**GOAL**
Print the lines from the one that contains "Emit a web page" to the one that contains "0.307, 0.473, 0.65];", inclusive, exactly as they appear, and please drop any pictures.

........

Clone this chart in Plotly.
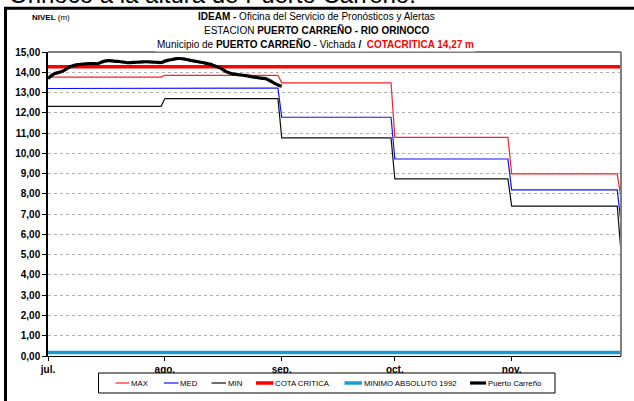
import pandas as pd
import plotly.graph_objects as go

# ---- data -------------------------------------------------------------
YEAR = 2011
months = ["07", "08", "09", "10", "11"]
month_last_day = ["31", "31", "30", "31", "29"]
month_labels = ["jul.", "ago.", "sep.", "oct.", "nov."]

# monthly historical levels (m) and the value reached on the final day
max_month = [13.76, 13.85, 13.48, 10.79, 8.99]
med_month = [13.20, 13.22, 11.78, 9.72, 8.20]
min_month = [12.32, 12.70, 10.76, 8.74, 7.40]
max_end, med_end, min_end = 7.80, 6.57, 5.15

cota_critica = 14.27
minimo_1992 = 0.17

# daily observed level, Puerto Carreño, from 1 July
obs_start = f"{YEAR}-07-01"
obs_level = [
    13.69, 13.85, 13.95, 14.00, 14.06, 14.18, 14.28, 14.34, 14.38, 14.40,
    14.42, 14.43, 14.43, 14.42, 14.48, 14.55, 14.57, 14.56, 14.54, 14.53,
    14.50, 14.47, 14.48, 14.49, 14.50, 14.51, 14.52, 14.51, 14.50, 14.49,
    14.48, 14.55, 14.60, 14.63, 14.67, 14.68, 14.66, 14.62, 14.58, 14.55,
    14.51, 14.48, 14.44, 14.40, 14.33, 14.26, 14.18, 14.06, 13.98, 13.92,
    13.89, 13.87, 13.85, 13.82, 13.78, 13.75, 13.72, 13.70, 13.67, 13.57,
    13.46, 13.37, 13.31,
]

# ---- helpers ------------------------------------------------------------
def step_series(month_vals, end_val):
    xs, ys = [], []
    for m, last, v in zip(months, month_last_day, month_vals):
        xs += [f"{YEAR}-{m}-01", f"{YEAR}-{m}-{last}"]
        ys += [v, v]
    xs.append(f"{YEAR}-11-30")
    ys.append(end_val)
    return xs, ys

x_start, x_end = f"{YEAR}-07-01", f"{YEAR}-11-30"
obs_dates = pd.date_range(obs_start, periods=len(obs_level), freq="D")

SANS = "Liberation Sans, Arial, sans-serif"

series_style = [
    # name, colour, width
    ("MAX", "#ff2020", 1.2),
    ("MED", "#1010ff", 1.2),
    ("MIN", "#101010", 1.2),
    ("COTA CRITICA", "#ff0000", 3.5),
    ("MINIMO ABSOLUTO 1992", "#1a9bd0", 3.5),
    ("Puerto Carreño", "#000000", 3.2),
]
style = {n: (c, w) for n, c, w in series_style}

fig = go.Figure()
for name, vals, end in [("MAX", max_month, max_end),
                        ("MED", med_month, med_end),
                        ("MIN", min_month, min_end)]:
    xs, ys = step_series(vals, end)
    c, w = style[name]
    fig.add_trace(go.Scatter(x=xs, y=ys, mode="lines", name=name,
                             line=dict(color=c, width=w)))

c, w = style["COTA CRITICA"]
fig.add_trace(go.Scatter(x=[x_start, x_end], y=[cota_critica] * 2, mode="lines",
                         name="COTA CRITICA", line=dict(color=c, width=w)))
c, w = style["MINIMO ABSOLUTO 1992"]
fig.add_trace(go.Scatter(x=[x_start, x_end], y=[minimo_1992] * 2, mode="lines",
                         name="MINIMO ABSOLUTO 1992", line=dict(color=c, width=w)))
c, w = style["Puerto Carreño"]
fig.add_trace(go.Scatter(x=obs_dates, y=obs_level, mode="lines", name="Puerto Carreño",
                         line=dict(color=c, width=w, shape="spline", smoothing=0.6)))

# ---- layout -------------------------------------------------------------
ML, MR, MT, MB = 48, 13, 52, 45
W, H = 634, 401
PW, PH = W - ML - MR, H - MT - MB


def px(xp):
    return (xp - ML) / PW


def py(yp):
    return (H - MB - yp) / PH


fig.update_layout(
    width=W, height=H,
    margin=dict(l=ML, r=MR, t=MT, b=MB, autoexpand=False),
    paper_bgcolor="white", plot_bgcolor="white",
    separators=",.",
    showlegend=False,
    xaxis=dict(type="date", range=[x_start, x_end],
               tickvals=[f"{YEAR}-{m}-01" for m in months], ticktext=month_labels,
               ticks="outside", ticklen=4, tickcolor="black",
               showline=True, linecolor="black", linewidth=1,
               showgrid=False, zeroline=False,
               tickfont=dict(family=SANS, size=10, color="black", weight="bold")),
    yaxis=dict(range=[0, 15], dtick=1, tick0=0, tickformat=".2f",
               ticks="outside", ticklen=4, tickcolor="black",
               showline=True, linecolor="black", linewidth=1.5,
               showgrid=True, gridcolor="#b0b0b0", griddash="dot", gridwidth=1,
               zeroline=False,
               tickfont=dict(family=SANS, size=10, color="black", weight="bold")),
)

# plot frame: top edge and right edge
fig.add_shape(type="line", xref="paper", yref="paper", x0=0, x1=1, y0=1, y1=1,
              line=dict(color="black", width=1))
fig.add_shape(type="line", xref="paper", yref="paper", x0=1, x1=1, y0=0, y1=1,
              line=dict(color="#808080", width=2))
# outer frame
fig.add_shape(type="line", xref="paper", yref="paper", x0=px(4), x1=px(640),
              y0=py(8.3), y1=py(8.3), line=dict(color="black", width=3))
fig.add_shape(type="line", xref="paper", yref="paper", x0=px(5.5), x1=px(5.5),
              y0=py(8.3), y1=py(410), line=dict(color="black", width=3))

# legend box with a key line and label for each series
LEG_TOP, LEG_BOT, LEG_MID = 373, 393, 383
fig.add_shape(type="rect", xref="paper", yref="paper",
              x0=px(98.5), x1=px(555), y0=py(LEG_BOT), y1=py(LEG_TOP),
              line=dict(color="black", width=1), fillcolor="white")
legend_x = [(115.5, 129.5), (164, 178.5), (211.5, 226), (256, 273.5), (344.5, 362), (470, 486)]
for (name, c, w), (x0, x1) in zip(series_style, legend_x):
    fig.add_shape(type="line", xref="paper", yref="paper",
                  x0=px(x0), x1=px(x1), y0=py(LEG_MID), y1=py(LEG_MID),
                  line=dict(color=c, width=w))
    fig.add_annotation(xref="paper", yref="paper", x=px(x1 + 0.5), y=py(LEG_MID),
                       xanchor="left", yanchor="middle", showarrow=False,
                       borderpad=0, text=name,
                       font=dict(family=SANS, size=7.8, color="black"))

# heading text (runs off the top edge of the page)
fig.add_annotation(xref="paper", yref="paper", x=px(7), y=py(10.5), xanchor="left",
                   yanchor="bottom", showarrow=False,
                   text="Orinoco a la altura de Puerto Carreño.",
                   font=dict(family=SANS, size=24, color="black"))
fig.add_annotation(xref="paper", yref="paper", x=px(316), y=py(16.5), xanchor="center",
                   yanchor="middle", showarrow=False,
                   text="<b>IDEAM - </b>Oficina del Servicio de Pronósticos y Alertas",
                   font=dict(family=SANS, size=10, color="black"))
fig.add_annotation(xref="paper", yref="paper", x=px(316), y=py(30), xanchor="center",
                   yanchor="middle", showarrow=False,
                   text="ESTACION <b>PUERTO CARREÑO - RIO ORINOCO</b>",
                   font=dict(family=SANS, size=10, color="black"))
fig.add_annotation(xref="paper", yref="paper", x=px(315), y=py(43.5), xanchor="center",
                   yanchor="middle", showarrow=False, bgcolor="white",
                   text="Municipio de <b>PUERTO CARREÑO</b> - Vichada <b>/</b> "
                        "<b><span style='color:#ff0000'> COTACRITICA 14,27 m</span></b>",
                   font=dict(family=SANS, size=10, color="black"))
fig.add_annotation(xref="paper", yref="paper", x=px(30), y=py(17), xanchor="left",
                   yanchor="middle", showarrow=False,
                   text="<b>NIVEL</b> (m)",
                   font=dict(family=SANS, size=8, color="black"))

fig.write_html("out.html")
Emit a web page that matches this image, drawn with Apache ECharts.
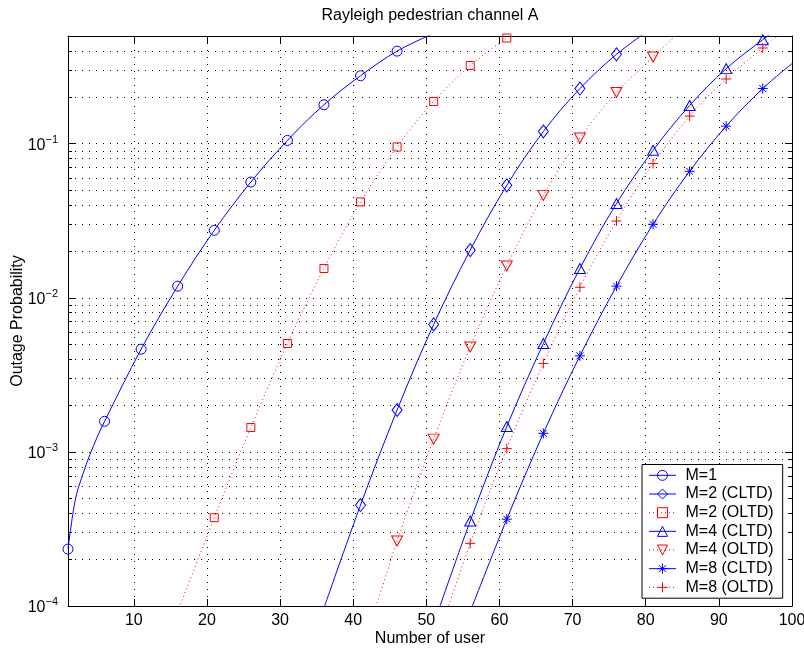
<!DOCTYPE html>
<html><head><meta charset="utf-8">
<script src="https://cdn.jsdelivr.net/npm/echarts@6/dist/echarts.min.js"></script>
<style>html,body{margin:0;padding:0;background:#fff}#c{width:804px;height:649px}</style>
</head><body><div id="c"></div>
<script>
const FONT = "'Liberation Sans', Arial, Helvetica, sans-serif";

// axis ticks
const xTicks = [10, 20, 30, 40, 50, 60, 70, 80, 90, 100];
const yMajorTicks = [1e-4, 1e-3, 1e-2, 1e-1];
const yMinorMantissas = [2, 3, 4, 5, 6, 7, 8, 9];
const yDecadeExps = [-4, -3, -2, -1];

// series values
const m1X = [1, 2, 3, 4, 5, 6, 11, 16, 21, 26, 31, 36, 41, 46, 51];
const m1Y = [2.34e-4, 4.9e-4, 7.1e-4, 9.6e-4, 1.25e-3, 1.58e-3, 4.64e-3, 1.19e-2, 2.74e-2, 5.64e-2, 0.105, 0.179, 0.276, 0.399, 0.52];

const m2cX = [36, 41, 46, 51, 56, 61, 66, 71, 76, 81];
const m2cY = [9.7e-5, 4.52e-4, 1.87e-3, 6.72e-3, 2.04e-2, 5.37e-2, 0.120, 0.228, 0.380, 0.57];

const m2oX = [16, 21, 26, 31, 36, 41, 46, 51, 56, 61];
const m2oY = [9.2e-5, 3.74e-4, 1.44e-3, 5.05e-3, 1.55e-2, 4.19e-2, 9.53e-2, 0.188, 0.322, 0.485];

const m4cX = [51, 56, 61, 66, 71, 76, 81, 86, 91, 96, 100];
const m4cY = [7.6e-5, 3.56e-4, 1.46e-3, 5.05e-3, 1.55e-2, 4.09e-2, 9.06e-2, 0.177, 0.307, 0.473, 0.65];

const m4oX = [41, 46, 51, 56, 61, 66, 71, 76, 81, 86];
const m4oY = [4.7e-5, 2.64e-4, 1.21e-3, 4.80e-3, 1.61e-2, 4.62e-2, 0.109, 0.215, 0.365, 0.615];

const m8cX = [56, 61, 66, 71, 76, 81, 86, 91, 96, 100];
const m8cY = [9.2e-5, 3.66e-4, 1.32e-3, 4.20e-3, 1.19e-2, 3.00e-2, 6.62e-2, 0.130, 0.228, 0.331];

const m8oX = [51, 56, 61, 66, 71, 76, 81, 86, 91, 96, 100];
const m8oY = [5.1e-5, 2.55e-4, 1.05e-3, 3.75e-3, 1.17e-2, 3.15e-2, 7.43e-2, 0.151, 0.263, 0.418, 0.60];

const seriesNames = ['M=1', 'M=2 (CLTD)', 'M=2 (OLTD)', 'M=4 (CLTD)', 'M=4 (OLTD)', 'M=8 (CLTD)', 'M=8 (OLTD)'];

const yMinorTicks = [];
yDecadeExps.forEach(e => yMinorMantissas.forEach(m => {
  const v = m * Math.pow(10, e);
  if (v < 0.5) yMinorTicks.push(+v.toPrecision(3));
}));

const BLUE = '#0000ff', RED = '#ff0000';
const SYM = {
  circle: 'circle',
  diamond: 'diamond',
  square: 'rect',
  triUp: 'path://M5,0L10,8.66L0,8.66Z',
  triDown: 'path://M0,0L10,0L5,8.66Z',
  star: 'path://M5,0L5,10M0,5L10,5M1.5,1.5L8.5,8.5M1.5,8.5L8.5,1.5',
  plus: 'path://M5,0L5,10M0,5L10,5'
};

function buildData(xs, ys) {
  return xs.map((x, i) => ((x - 1) % 5 === 0) ? [x, ys[i]] : { value: [x, ys[i]], symbol: 'none' });
}

function mkSeries(name, xs, ys, color, symbol, size, dotted) {
  return {
    name, type: 'line', xAxisIndex: 0, yAxisIndex: 0,
    data: buildData(xs, ys),
    smooth: 0.35,
    clip: true,
    showSymbol: true,
    symbol, symbolSize: size,
    itemStyle: { color: 'rgba(0,0,0,0)', borderColor: color, borderWidth: 1 },
    lineStyle: { color, width: 1, type: dotted ? [1, 3] : 'solid' },
    emphasis: { disabled: true },
    animation: false
  };
}

const gridDots = { color: '#000', width: 1, type: [1, 6] };

function yAxisDef(pos, ticks, len, withLabels, withSplit, withLine) {
  return {
    type: 'log', position: pos, min: 1e-4, max: 0.5, logBase: 10,
    axisLine: { show: withLine, lineStyle: { color: '#000', width: 1 } },
    axisTick: { show: true, inside: true, length: len, customValues: ticks, lineStyle: { color: '#000', width: 1 } },
    axisLabel: {
      show: withLabels, customValues: ticks, margin: 10,
      formatter: v => '{b|10}{s|\u2212' + (-Math.round(Math.log10(v))) + '}',
      rich: {
        b: { fontSize: 16, fontFamily: FONT, color: '#000', lineHeight: 19, verticalAlign: 'bottom' },
        s: { fontSize: 11, fontFamily: FONT, color: '#000', lineHeight: 12, verticalAlign: 'top' }
      }
    },
    splitLine: { show: withSplit, lineStyle: gridDots },
    minorTick: { show: false }, minorSplitLine: { show: false }
  };
}

const option = {
  backgroundColor: '#fff',
  animation: false,
  title: {
    text: 'Rayleigh pedestrian channel A',
    left: 430, top: 8, textAlign: 'center', padding: 0,
    textStyle: { fontSize: 16, fontWeight: 'normal', fontFamily: FONT, color: '#000' }
  },
  grid: { left: 68, right: 12, top: 36, bottom: 43, containLabel: false, outerBoundsMode: 'none' },
  legend: {
    orient: 'vertical', left: 642, top: 464.5,
    padding: [1.5, 9, 1.5, 6.5],
    itemWidth: 27, itemHeight: 12.5, itemGap: 0,
    backgroundColor: '#fff', borderColor: '#000', borderWidth: 1, borderRadius: 0,
    itemStyle: { borderWidth: 1 },
    lineStyle: { width: 1 },
    textStyle: { fontSize: 16, fontFamily: FONT, color: '#000', lineHeight: 18.67, padding: [0, 0, 0, 4.5] },
    data: seriesNames
  },
  xAxis: [
    {
      type: 'value', position: 'bottom', min: 1, max: 100,
      name: 'Number of user', nameLocation: 'middle', nameGap: 25, nameMoveOverlap: false,
      nameTextStyle: { fontSize: 16, fontFamily: FONT, color: '#000' },
      axisLine: { show: true, onZero: false, lineStyle: { color: '#000', width: 1 } },
      axisTick: { show: true, inside: true, length: 7, customValues: xTicks, lineStyle: { color: '#000' } },
      axisLabel: { show: true, customValues: xTicks, margin: 7, fontSize: 16, fontFamily: FONT, color: '#000' },
      splitLine: { show: true, lineStyle: gridDots }
    },
    {
      type: 'value', position: 'top', min: 1, max: 100,
      axisLine: { show: true, onZero: false, lineStyle: { color: '#000', width: 1 } },
      axisTick: { show: true, inside: true, length: 7, customValues: xTicks, lineStyle: { color: '#000' } },
      axisLabel: { show: false },
      splitLine: { show: false }
    }
  ],
  yAxis: [
    Object.assign(yAxisDef('left', yMajorTicks, 7, true, true, true), {
      name: 'Outage Probability', nameLocation: 'middle', nameGap: 42, nameMoveOverlap: false,
      nameTextStyle: { fontSize: 16, fontFamily: FONT, color: '#000' }
    }),
    yAxisDef('left', yMinorTicks, 4, false, true, false),
    yAxisDef('right', yMajorTicks, 7, false, false, true),
    yAxisDef('right', yMinorTicks, 4, false, false, false)
  ],
  series: [
    mkSeries(seriesNames[0], m1X, m1Y, BLUE, SYM.circle, 10, false),
    mkSeries(seriesNames[1], m2cX, m2cY, BLUE, SYM.diamond, [10, 13], false),
    mkSeries(seriesNames[2], m2oX, m2oY, RED, SYM.square, 8, true),
    mkSeries(seriesNames[3], m4cX, m4cY, BLUE, SYM.triUp, [11, 10], false),
    mkSeries(seriesNames[4], m4oX, m4oY, RED, SYM.triDown, [11, 10], true),
    mkSeries(seriesNames[5], m8cX, m8cY, BLUE, SYM.star, 10, false),
    mkSeries(seriesNames[6], m8oX, m8oY, RED, SYM.plus, 10, true)
  ]
};

const chart = echarts.init(document.getElementById('c'), null, { renderer: 'canvas' });
chart.setOption(option);
</script>
</body></html>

........

**RESPONSE TO THE EXERCISE**
Emit a web page that matches this image, drawn with Apache ECharts.
<!DOCTYPE html>
<html><head><meta charset="utf-8">
<script src="https://cdn.jsdelivr.net/npm/echarts@6/dist/echarts.min.js"></script>
<style>html,body{margin:0;padding:0;background:#fff}#c{width:804px;height:649px}</style>
</head><body><div id="c"></div>
<script>
const FONT = "'Liberation Sans', Arial, Helvetica, sans-serif";

// axis ticks
const xTicks = [10, 20, 30, 40, 50, 60, 70, 80, 90, 100];
const yMajorTicks = [1e-4, 1e-3, 1e-2, 1e-1];
const yMinorMantissas = [2, 3, 4, 5, 6, 7, 8, 9];
const yDecadeExps = [-4, -3, -2, -1];

// series values
const m1X = [1, 2, 3, 4, 5, 6, 11, 16, 21, 26, 31, 36, 41, 46, 51];
const m1Y = [2.34e-4, 4.9e-4, 7.1e-4, 9.6e-4, 1.25e-3, 1.58e-3, 4.64e-3, 1.19e-2, 2.74e-2, 5.64e-2, 0.105, 0.179, 0.276, 0.399, 0.52];

const m2cX = [36, 41, 46, 51, 56, 61, 66, 71, 76, 81];
const m2cY = [9.7e-5, 4.52e-4, 1.87e-3, 6.72e-3, 2.04e-2, 5.37e-2, 0.120, 0.228, 0.380, 0.57];

const m2oX = [16, 21, 26, 31, 36, 41, 46, 51, 56, 61];
const m2oY = [9.2e-5, 3.74e-4, 1.44e-3, 5.05e-3, 1.55e-2, 4.19e-2, 9.53e-2, 0.188, 0.322, 0.485];

const m4cX = [51, 56, 61, 66, 71, 76, 81, 86, 91, 96, 100];
const m4cY = [7.6e-5, 3.56e-4, 1.46e-3, 5.05e-3, 1.55e-2, 4.09e-2, 9.06e-2, 0.177, 0.307, 0.473, 0.65];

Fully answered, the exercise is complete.